The Mudcat Café TM
Thread #23696   Message #729795
Posted By: An Pluiméir Ceolmhar
14-Jun-02 - 06:32 AM
Thread Name: Whistling Gypsy - prejudice?
Subject: RE: Whistling Gypsy - prejudice?
Larry,

It would be overstating things to say that things were always very civilised in Slat's in my time, but there was never any pint-throwing.

Mind you there was a confrontation in connection with the domestic affairs of one of the sons (my lips are sealed), but it didn't degenerate into violence inside the pub. But it was the sort of episode which would be used to justify the JB Keane attitude, as if the same kind of thing didn't happen among other groups in society.

Around the same era, the girl who subsequently became my wife was the cause of a Hollywood-style Irish bar brawl between apparently "respectable" people in the very respectable Baggott Street (not O'Donoghues's, one of the places with higher social aspirations across the street from Doheny and Nesbit's, home of the Dublin branch of the Chicago school of economics).
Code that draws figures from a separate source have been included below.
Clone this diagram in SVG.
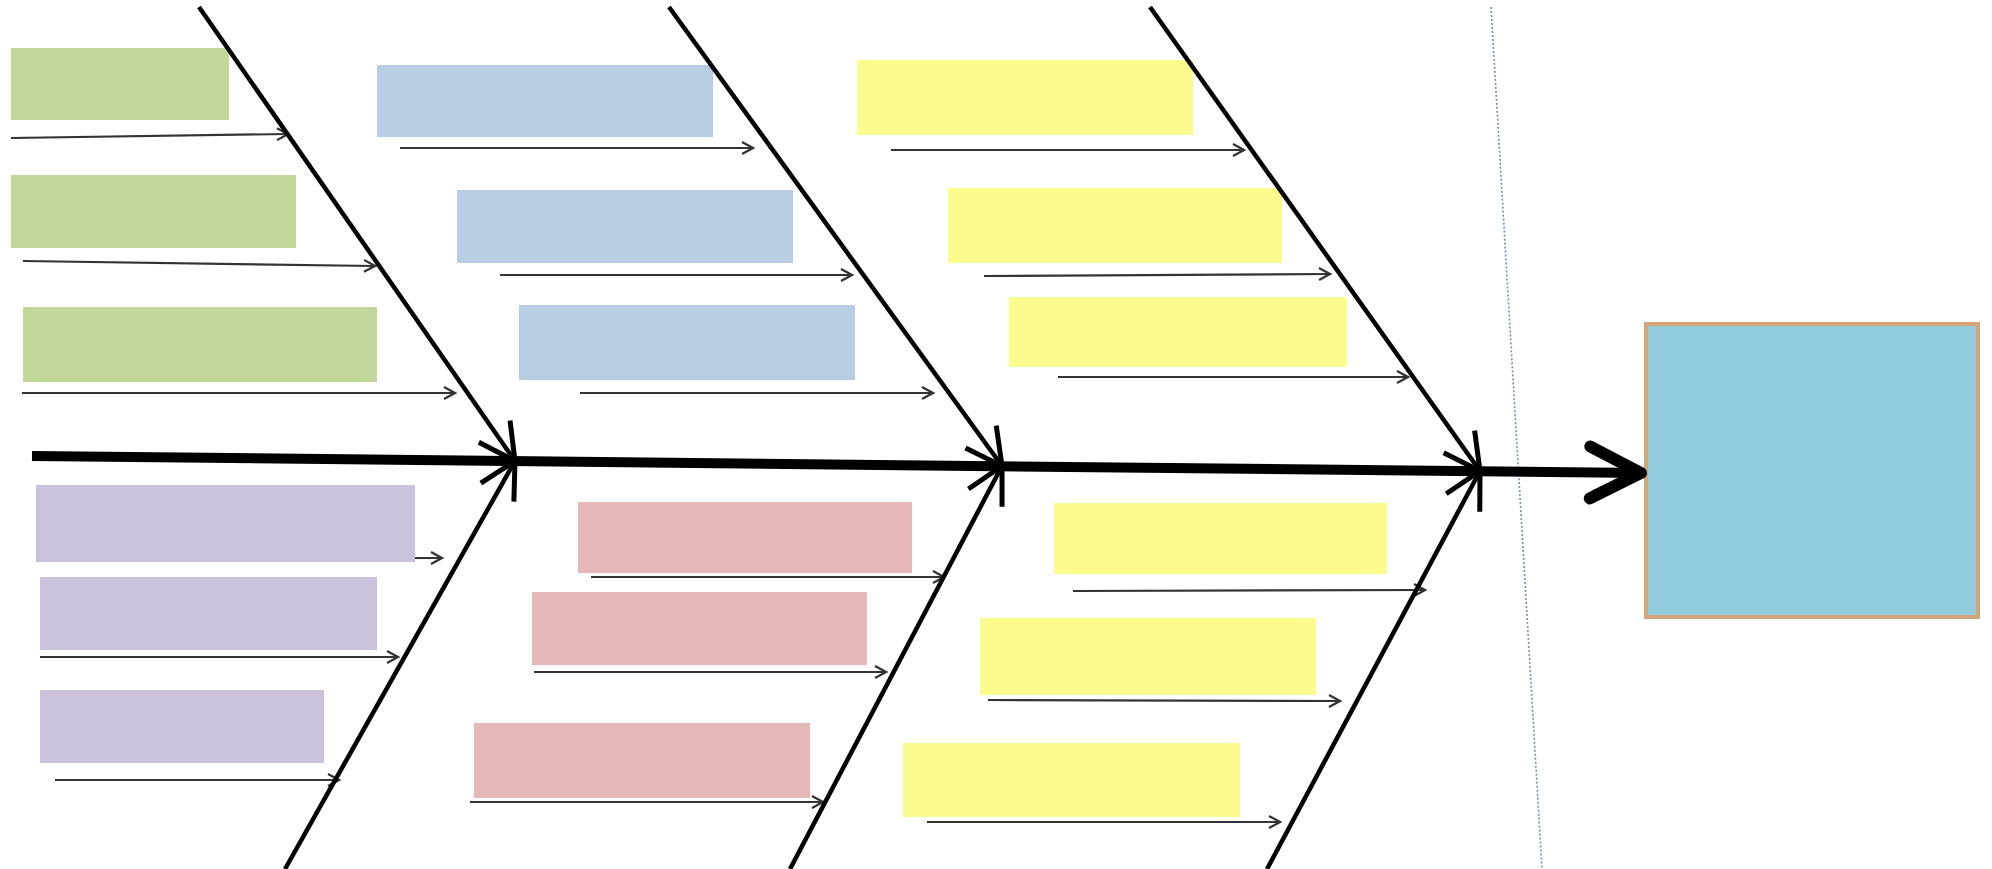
<svg xmlns="http://www.w3.org/2000/svg" width="1992" height="869" viewBox="0 0 1992 869">
  <style>
    .green { fill: #C4D79B; }
    .blue { fill: #B8CCE4; }
    .yellow { fill: #FCFC8E; }
    .purple { fill: #CCC1DA; }
    .pink { fill: #E6B9B8; }
    .sub { stroke: #333; stroke-width: 2.2; fill: none; marker-end: url(#subHead); }
    .bone { stroke: #000; stroke-width: 4.5; fill: none; marker-end: url(#boneHead); }
    .spine { stroke: #000; stroke-width: 10; fill: none; marker-end: url(#spineHead); }
    .divider { stroke: #6F8FB0; stroke-width: 1.6; stroke-dasharray: 2 2; fill: none; }
    .effect { fill: #92CBDC; stroke: #D2A679; stroke-width: 4; }
  </style>
  <defs>
    <marker id="subHead" markerUnits="userSpaceOnUse" viewBox="-14 -8 16 16" refX="0" refY="0" markerWidth="16" markerHeight="16" orient="auto">
      <path d="M-11,-6 L0,0 L-11,6" fill="none" stroke="#333" stroke-width="2.2"/>
    </marker>
    <marker id="boneHead" markerUnits="userSpaceOnUse" viewBox="-42 -24 46 48" refX="0" refY="0" markerWidth="46" markerHeight="48" orient="auto">
      <path d="M-36,-19 L0,0 L-36,19" fill="none" stroke="#000" stroke-width="5"/>
    </marker>
    <marker id="spineHead" markerUnits="userSpaceOnUse" viewBox="-64 -36 72 72" refX="0" refY="0" markerWidth="72" markerHeight="72" orient="auto">
      <path d="M-53,-26 L-2,0 L-53,26" fill="none" stroke="#000" stroke-width="12" stroke-linecap="round" stroke-linejoin="round"/>
    </marker>
  </defs>
  <rect width="1992" height="869" fill="#fff"/>

  <line class="divider" x1="1491" y1="7" x2="1542" y2="869"/>

  <g id="branch-arrows">
    <line class="sub" x1="11" y1="138" x2="288" y2="134"/>
    <line class="sub" x1="23" y1="261" x2="375" y2="266"/>
    <line class="sub" x1="22" y1="393" x2="455" y2="393"/>
    <line class="sub" x1="400" y1="148" x2="753" y2="148"/>
    <line class="sub" x1="500" y1="275" x2="852" y2="275"/>
    <line class="sub" x1="580" y1="393" x2="933" y2="393"/>
    <line class="sub" x1="891" y1="150" x2="1244" y2="150"/>
    <line class="sub" x1="984" y1="276" x2="1330" y2="274"/>
    <line class="sub" x1="1058" y1="377" x2="1408" y2="377"/>
    <line class="sub" x1="40" y1="559" x2="442" y2="558"/>
    <line class="sub" x1="40" y1="657" x2="398" y2="657"/>
    <line class="sub" x1="55" y1="780" x2="339" y2="780"/>
    <line class="sub" x1="591" y1="577" x2="944" y2="577"/>
    <line class="sub" x1="534" y1="672" x2="886" y2="672"/>
    <line class="sub" x1="470" y1="802" x2="823" y2="802"/>
    <line class="sub" x1="1073" y1="591" x2="1425" y2="590"/>
    <line class="sub" x1="988" y1="700" x2="1340" y2="701"/>
    <line class="sub" x1="927" y1="822" x2="1280" y2="822"/>
  </g>

  <g id="cause-green-1"><rect class="green" x="11" y="48" width="218" height="72"/></g>
  <g id="cause-green-2"><rect class="green" x="11" y="175" width="285" height="73"/></g>
  <g id="cause-green-3"><rect class="green" x="23" y="307" width="354" height="75"/></g>
  <g id="cause-blue-1"><rect class="blue" x="377" y="65" width="336" height="72"/></g>
  <g id="cause-blue-2"><rect class="blue" x="457" y="190" width="336" height="73"/></g>
  <g id="cause-blue-3"><rect class="blue" x="519" y="305" width="336" height="75"/></g>
  <g id="cause-yellow-1"><rect class="yellow" x="857" y="60" width="336" height="75"/></g>
  <g id="cause-yellow-2"><rect class="yellow" x="948" y="188" width="334" height="75"/></g>
  <g id="cause-yellow-3"><rect class="yellow" x="1009" y="297" width="338" height="70"/></g>
  <g id="cause-purple-1"><rect class="purple" x="36" y="485" width="379" height="77"/></g>
  <g id="cause-purple-2"><rect class="purple" x="40" y="577" width="337" height="73"/></g>
  <g id="cause-purple-3"><rect class="purple" x="40" y="690" width="284" height="73"/></g>
  <g id="cause-pink-1"><rect class="pink" x="578" y="502" width="334" height="71"/></g>
  <g id="cause-pink-2"><rect class="pink" x="532" y="592" width="335" height="73"/></g>
  <g id="cause-pink-3"><rect class="pink" x="474" y="723" width="336" height="75"/></g>
  <g id="cause-yellow-4"><rect class="yellow" x="1054" y="503" width="333" height="71"/></g>
  <g id="cause-yellow-5"><rect class="yellow" x="980" y="618" width="336" height="77"/></g>
  <g id="cause-yellow-6"><rect class="yellow" x="903" y="743" width="337" height="74"/></g>

  <g id="effect"><rect class="effect" x="1646" y="324" width="332" height="293"/></g>

  <g id="connectors">
    <line class="spine" x1="32" y1="456" x2="1643" y2="473"/>
    <line class="bone" x1="199" y1="7" x2="515" y2="461"/>
    <line class="bone" x1="669" y1="7" x2="1002" y2="466"/>
    <line class="bone" x1="1150" y1="7" x2="1480" y2="471"/>
    <line class="bone" x1="285" y1="869" x2="515" y2="461"/>
    <line class="bone" x1="790" y1="869" x2="1002" y2="466"/>
    <line class="bone" x1="1267" y1="869" x2="1480" y2="471"/>
  </g>
</svg>
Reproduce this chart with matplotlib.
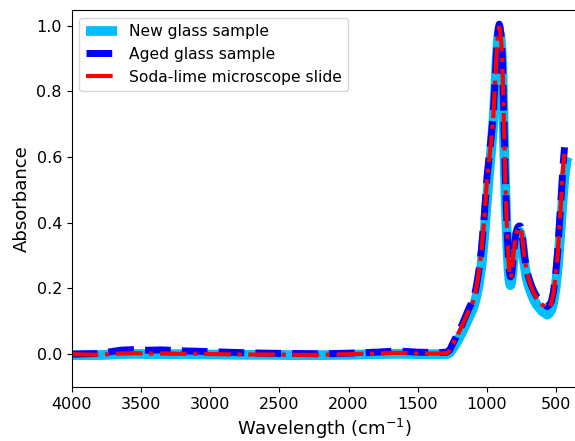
import matplotlib
matplotlib.use("Agg")
import matplotlib.pyplot as plt

wavenumber = [4000, 3800, 3650, 3550, 3450, 3350, 3200, 3100, 2950, 2800, 2600, 2400,
              2200, 2000, 1800, 1650, 1500, 1350, 1290, 1270, 1250, 1220, 1190, 1160,
              1130, 1100, 1080, 1060, 1040, 1020, 1000, 985, 970, 955, 940, 930, 920,
              912, 905, 897, 890, 882, 875, 868, 860, 852, 845, 838, 831, 824, 816, 808,
              800, 790, 780, 770, 760, 750, 740, 730, 715, 700, 680, 660, 640, 620, 600,
              580, 565, 550, 535, 520, 505, 490, 475, 460, 450, 440]

aged = [0.0, 0.002, 0.012, 0.014, 0.012, 0.013, 0.010, 0.009, 0.007, 0.005, 0.003, 0.002,
        0.001, 0.003, 0.006, 0.010, 0.006, 0.005, 0.006, 0.012, 0.03, 0.055, 0.08, 0.11,
        0.14, 0.165, 0.2, 0.25, 0.32, 0.42, 0.54, 0.6, 0.66, 0.73, 0.85, 0.93, 0.99,
        1.005, 0.995, 0.96, 0.91, 0.78, 0.66, 0.54, 0.44, 0.35, 0.29, 0.25, 0.235, 0.24,
        0.27, 0.31, 0.34, 0.37, 0.385, 0.39, 0.39, 0.375, 0.34, 0.3, 0.26, 0.235, 0.21,
        0.19, 0.175, 0.165, 0.155, 0.15, 0.145, 0.15, 0.16, 0.19, 0.24, 0.31, 0.41, 0.51,
        0.58, 0.63]

slide = [0.0, -0.002, 0.002, 0.003, 0.002, 0.002, 0.001, 0.001, 0.0, -0.001, -0.001, -0.002,
         -0.002, 0.0, 0.002, 0.004, 0.002, 0.002, 0.003, 0.010, 0.028, 0.052, 0.078, 0.105,
         0.135, 0.16, 0.195, 0.245, 0.315, 0.41, 0.53, 0.59, 0.65, 0.72, 0.84, 0.92, 0.985,
         0.995, 0.985, 0.95, 0.9, 0.77, 0.65, 0.53, 0.43, 0.345, 0.285, 0.245, 0.232, 0.238,
         0.268, 0.305, 0.335, 0.365, 0.38, 0.385, 0.385, 0.37, 0.335, 0.295, 0.255, 0.23, 0.205,
         0.185, 0.17, 0.16, 0.15, 0.145, 0.14, 0.145, 0.155, 0.185, 0.235, 0.3, 0.4, 0.5,
         0.57, 0.61]

wavenumber_new = [4000, 3800, 3650, 3550, 3450, 3350, 3200, 3100, 2950, 2800, 2600, 2400,
                  2200, 2000, 1800, 1650, 1500, 1350, 1290, 1270, 1250, 1220, 1190, 1160,
                  1130, 1100, 1080, 1060, 1040, 1020, 1000, 985, 970, 955, 940, 930, 920,
                  912, 905, 897, 890, 882, 875, 868, 860, 852, 845, 838, 831, 824, 816, 808,
                  800, 790, 780, 770, 760, 750, 740, 730, 715, 700, 680, 660, 640, 620, 600,
                  580, 565, 550, 535, 520, 505, 490, 475, 460, 450, 440, 425, 415]

new = [-0.003, -0.003, 0.0, 0.001, 0.0, 0.0, 0.0, -0.001, -0.001, -0.002, -0.002, -0.003,
       -0.003, -0.002, 0.0, 0.001, 0.0, 0.0, 0.0, 0.004, 0.015, 0.035, 0.058, 0.085,
       0.112, 0.14, 0.17, 0.21, 0.27, 0.36, 0.47, 0.55, 0.62, 0.7, 0.81, 0.9, 0.965,
       0.98, 0.975, 0.94, 0.88, 0.75, 0.62, 0.5, 0.4, 0.32, 0.26, 0.225, 0.21, 0.22,
       0.25, 0.29, 0.325, 0.355, 0.37, 0.375, 0.37, 0.35, 0.315, 0.275, 0.235, 0.21, 0.185,
       0.165, 0.15, 0.14, 0.13, 0.125, 0.12, 0.125, 0.135, 0.16, 0.2, 0.26, 0.34, 0.43,
       0.49, 0.54, 0.59, 0.6]

labels = ["New glass sample", "Aged glass sample", "Soda-lime microscope slide"]

fig = plt.figure(figsize=(5.75, 4.41), dpi=100)
W, H = 575, 441
ax = fig.add_axes([71.7 / W, 1 - 387 / H, (577 - 71.7) / W, (387 - 10) / H])

ax.plot(wavenumber_new, new, color="#00BFFF", lw=7, solid_capstyle="butt",
        solid_joinstyle="round", label=labels[0])
ax.plot(wavenumber, aged, color="#0000FF", lw=5, ls="--", label=labels[1])
ax.plot(wavenumber, slide, color="#FF0000", lw=3, ls="-.", label=labels[2])

ax.set_xlim(4000, 350)
ax.set_ylim(-0.1, 1.048)
ax.set_xticks([4000, 3500, 3000, 2500, 2000, 1500, 1000, 500])
ax.set_yticks([0.0, 0.2, 0.4, 0.6, 0.8, 1.0])
ax.tick_params(labelsize=11.5)
ax.set_xlabel("Wavelength (cm$^{-1}$)", fontsize=13)
ax.set_ylabel("Absorbance", fontsize=13)
ax.legend(loc="upper left", fontsize=11.2, handlelength=2.0)

fig.savefig("out.png", dpi=100)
Fortunately I wasn't there and didn't even know her at the time, so I didn't have to get a bloody nose to prove my undying devotion.

One of the things which struck me most about John senior was his acute sense of respectability - he reminded me very much of my own mother's upper-working/lower-middle-class Edwardian social values, even though she didn't think much of my hanging around with travellers. I unintentionally offended him once with what was meant to be a complimentary remark about Davy Spillane's adoption of the travelling style of piping. I wasn't even aware I had given offence at the time, but Johnnie junior came up to me a week later in Slat's and I wondered if I was going to get a dig without knowing why. But he simply conveyed in very elliptical terms the fact that I had given offence, and when I met John I made a suitably elliptical apology which he accepted in equally elliptical terms. A decent man, and Mary was also a decent woman.